So I'm curious if we know for certain that rematerializing 20-30 ALU ops is always going to be a significant loss over the two dispatches and a global allocation. Would be worth benchmarking/checking counters/etc before decomposing, IMO.

I was indeed not accounting for dispatch overhead. Just reasoning in the abstract, on a self-contained C program. Good point that for practical purposes, dispatch overhead may sway this towards rematerialization.

bjacob commented 1 month ago

@benvanik, I mulled a way to summarize some of the above discussion as a table. My high-level point here is that the 2 in the first row is much smaller than even the next-slowest value in the second row for DRAM access.

Operation Speed on Zen4 (bytes per cycle) Notes
exp on vector of f32 using 30 AVX-512 instructions 2 assuming one issued per cycle, total ~ 32 cycles to produce 16xf32.
read from DRAM 10 Approximative, depends on CPU clock speed vs RAM speed and channels.
read from L3 cache 27 link
read from L2 cache 32 link (my inference from the graph)
read from L1 cache 58 link (my inference from the graph)
theoretically, issuing one 512-bit load each cycle 64
benvanik commented 1 month ago

That's a really nice summary and a great way to reason about these kind of things! I feel like that'd probably be a good template for other times we end up having to make heuristic-based rematerialization tradeoffs.

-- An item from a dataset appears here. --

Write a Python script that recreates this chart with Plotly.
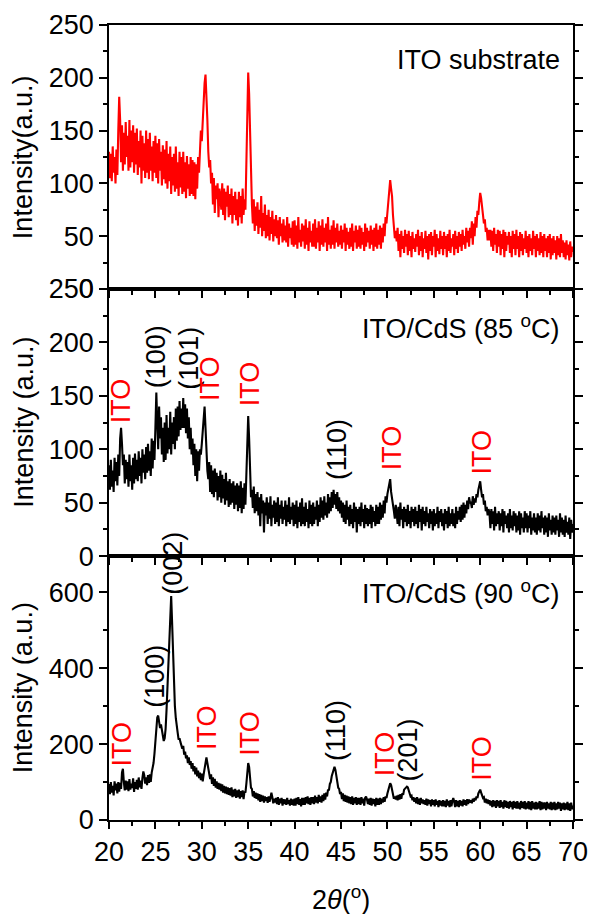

This issue is just us thinking about it for now, but I think it'd be neat to get the data points on that table of rematerializing vs not and seeing where we end up ratio-wise. If we measure rematerializing as taking t and precomputing as taking t/2 instead of t/5 or t/13 it would reveal something about either our cache hit rates or the actual overhead of splitting dispatches on a particular problem size and a particular number of cores on a particular chip layout. Varying any of those may help confirm the intuition about this in general and give us confidence in the heuristics ("any problem under this size should do X" or "any problem over this size should do Y") and help us eventually land on the speed-vs-size tradeoff slider.

Neat stuff :)